A business that faces repossession, foreclosure, garnishment or levy of a major and necessary asset, may want to discuss their situation with a business bankruptcy attorney as quickly as possible. Major rights can be lost very quickly if creditors are ready to take action and they often do so without warning, intentionally. So, once a debtor is in default with a creditor or creditors, they should seek the guidance of an attorney with respect to which debts to prioritize, when to discontinue lending money to the business, the optimum time to file a bankruptcy. These are all items that should be discussed with a bankruptcy attorney to maximize the options available in a Chapter 11 case. They can also prevent problems that are created when principals are paying themselves instead of creditors or their accountant is treating all or some of the money they pay themselves or take out of the business as “loan repayments” instead of income.

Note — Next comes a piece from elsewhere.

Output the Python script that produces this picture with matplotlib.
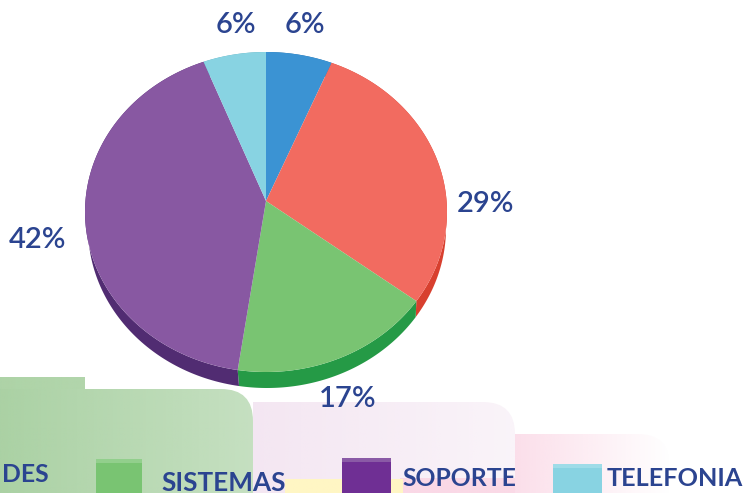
import numpy as np
import matplotlib
matplotlib.use('Agg')  # Non-interactive backend
import matplotlib.pyplot as plt
from matplotlib.colors import to_rgb
from matplotlib.patches import FancyBboxPatch, Rectangle

plt.rcParams['font.family'] = ['Lato', 'DejaVu Sans']

# slices, clockwise from the top (shares as drawn, labels as printed)
shares = [5.9, 28.5, 18.1, 41.9, 5.6]
percent_labels = ['6%', '29%', '17%', '42%', '6%']
top_colors = ['#3b93d3', '#f26b60', '#79c472', '#8858a2', '#88d3e2']
side_colors = ['#2a70a8', '#d8402f', '#259a46', '#512c72', '#5aa9bb']
label_pos = [(305, 25), (486, 204), (348, 399), (38, 240), (236, 25)]

legend_names = ['DES', 'SISTEMAS', 'SOPORTE', 'TELEFONIA']
legend_text_x = [2, 161, 402, 607]
legend_text_y = [475, 483, 478, 478]
legend_sizes = [17.8, 18.8, 17.8, 18.2]

TEXT_COLOR = '#2b4490'
CX, CY, RX, RY = 266, 212, 181, 160
APEX_Y = 201
DEPTH = 16


def arc(start, stop, rx=RX, dx=0, dy=0):
    t = np.radians(np.linspace(start, stop, 120))
    return CX + dx + rx * np.sin(t), CY + dy - RY * np.cos(t)


def gradient_panel(ax, x0, y0, x1, y1, color, a0, a1, zorder, rounded=True):
    """Panel fading from alpha a0 (left) to a1 (right)"""
    img = np.zeros((2, 256, 4))
    img[..., :3] = to_rgb(color)
    img[..., 3] = np.linspace(a0, a1, 256)
    im = ax.imshow(img, extent=(x0, x1, y1, y0), aspect='auto', zorder=zorder,
                   interpolation='bilinear')
    if rounded:
        clip = FancyBboxPatch((x0 - 40, y0), x1 - x0 + 40, y1 - y0 + 60,
                              boxstyle='round,pad=0,rounding_size=32',
                              transform=ax.transData, fc='none', ec='none')
        ax.add_patch(clip)
        im.set_clip_path(clip)


fig = plt.figure(figsize=(7.43, 4.93), dpi=100)
ax = fig.add_axes([0, 0, 1, 1])

# pie side first, then the top face
edges = np.cumsum([0] + shares) * 3.6
for i, share in enumerate(shares):
    start, stop = edges[i], edges[i + 1]
    x_top, y_top = arc(start, stop)
    x_low, y_low = arc(start, stop, rx=RX - 2, dx=1, dy=DEPTH)
    ax.fill(np.r_[x_top, x_low[::-1]], np.r_[y_top, y_low[::-1]],
            color=side_colors[i], lw=0, zorder=2)
for i, share in enumerate(shares):
    x_top, y_top = arc(edges[i], edges[i + 1])
    ax.fill(np.r_[CX, x_top], np.r_[APEX_Y, y_top], color=top_colors[i], lw=0, zorder=3)

# background panels behind the legend
gradient_panel(ax, 515, 434, 670, 520, '#f9c9dc', 0.6, 0.0, 5)
gradient_panel(ax, 200, 402, 515, 520, '#e6c8e2', 0.5, 0.2, 6)
gradient_panel(ax, 400, 478, 515, 500, '#fbd3e2', 0.8, 0.8, 6, rounded=False)
gradient_panel(ax, 285, 479, 403, 500, '#fff6c4', 1, 1, 7, rounded=False)
ax.add_patch(Rectangle((0, 389), 253, 110, fc='white', ec='none', zorder=7))
gradient_panel(ax, 0, 389, 253, 520, '#a6cf9f', 0.95, 0.65, 8)
gradient_panel(ax, 0, 377, 85, 389, '#a9d1a2', 0.95, 0.9, 8, rounded=False)

# legend swatches
for x, w, y, color, strip in [(96, 46, 459, '#79c472', '#92cf8c'),
                              (342, 49, 458, '#6f2f94', '#8a5aa6'),
                              (553, 49, 464, '#88d3e2', '#9fdce8')]:
    ax.add_patch(Rectangle((x, y), w, 40, fc=color, ec='none', zorder=9))
    ax.add_patch(Rectangle((x, y), w, 4, fc=strip, ec='none', zorder=9))

# percent labels
for label, (x, y) in zip(percent_labels, label_pos):
    ax.text(x, y, label, color=TEXT_COLOR, fontsize=21, fontweight='semibold',
            ha='center', va='center', zorder=10)

for name, x, y, size in zip(legend_names, legend_text_x, legend_text_y, legend_sizes):
    ax.text(x, y, name, color=TEXT_COLOR, fontsize=size, fontweight='bold',
            ha='left', va='center', zorder=10)

ax.set_xlim(0, 743)
ax.set_ylim(493, 0)
ax.axis('off')

fig.savefig('out.png', dpi=100)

Personal Business Bankruptcy
Many individuals whose business ends up in bankruptcy often have the financial problems affect them personally. Creditors will hold the principals responsible for debts when possible by contract or law. They know that this provides them with additional leverage in most instances with their debtors. It means that the creditor can pursue the personal assets of the principals, in addition to the assets of the business. This means that the principals may be forced to file a bankruptcy case of their own. In the situation where the business is to continue, the principals would likely need to file Chapter 13 or Chapter 11 cases, as opposed to Chapter 7 cases. Debtors who operate their businesses as sole proprietors will also likely be required to file a Chapter 13 or Chapter 11 Case to resolve business debt issues.

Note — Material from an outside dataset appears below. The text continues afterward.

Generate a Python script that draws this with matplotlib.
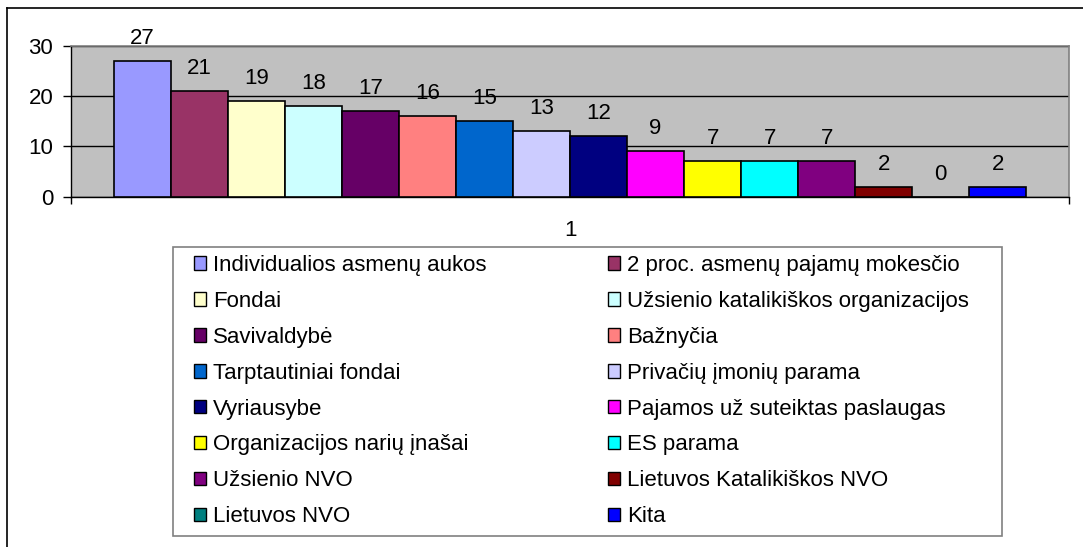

The principals of a business that is suffering a downturn should speak with a qualified bankruptcy attorney about both the business and their personal financial situation. The principals of the business may already be aware that they will have some personal liability because they signed personal guarantees. We also often see situations where individuals associated with a business guaranteed a debt without realizing that is what they were doing. For instances, the agreements most companies that will provide a credit card for a small business provide that the individuals guarantee the debt but many individuals sign these agreement unawares. Also, failure to pay taxes such as sales and employment taxes can result in personal responsibility for all or a portion of these debts. Speaking with a qualified lawyer can help business owners understand their responsibilities and the protections available for themselves and their business.